UK patient plays violin during unusual brain surgery
Dagmar Turner, a violinist for the Isle of Wight Symphony Orchestra, plays violin during surgery to remove a tumour from her brain, January 31, 2020. (King's College Hospital)
The Associated Press
Published Wednesday, February 19, 2020 9:30AM EST
LONDON -- Surgeons at King's College Hospital in London removed a brain tumour from a woman who played the violin during the procedure.
Doctors for violinist Dagmar Turner, 53, mapped her brain before the surgery to identify areas that were active when she played the instrument and those responsible for controlling language and movement.
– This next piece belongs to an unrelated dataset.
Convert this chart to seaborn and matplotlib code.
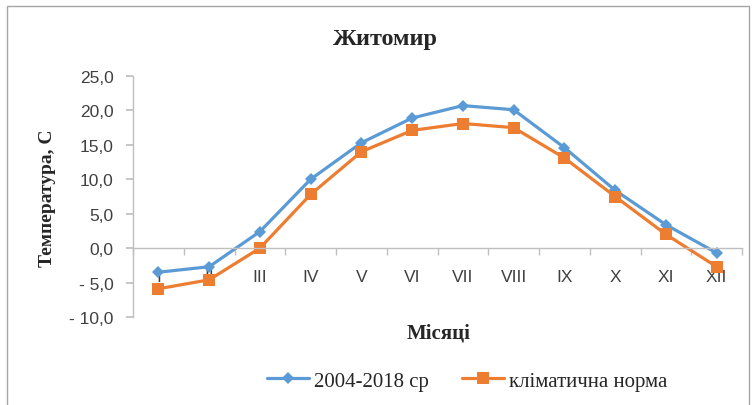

Doctors then woke her in mid-procedure so she could play to "ensure the surgeons did not damage any crucial areas of the brain that controlled Dagmar's delicate hand movements," the hospital said in a statement.
"We knew how important the violin is to Dagmar, so it was vital that we preserved function in the delicate areas of her brain that allowed her to play," said Prof. Keyoumars Ashkan, her neurosurgeon. "We managed to remove over 90% of the tumour, including all the areas suspicious of aggressive activity, while retaining full function in her left hand."
Turner, who plays in Isle of Wight Symphony Orchestra and various choral societies, left the hospital three days later and hopes to return to her orchestra soon. She was full of praise for the efforts of Ashkan, a fellow music lover.
"The thought of losing my ability to play was heart-breaking but, being a musician himself, Prof. Ashkan understood my concerns," she said. "He and the team at King's went out of their way to plan the operation -- from mapping my brain to planning the position I needed to be in to play."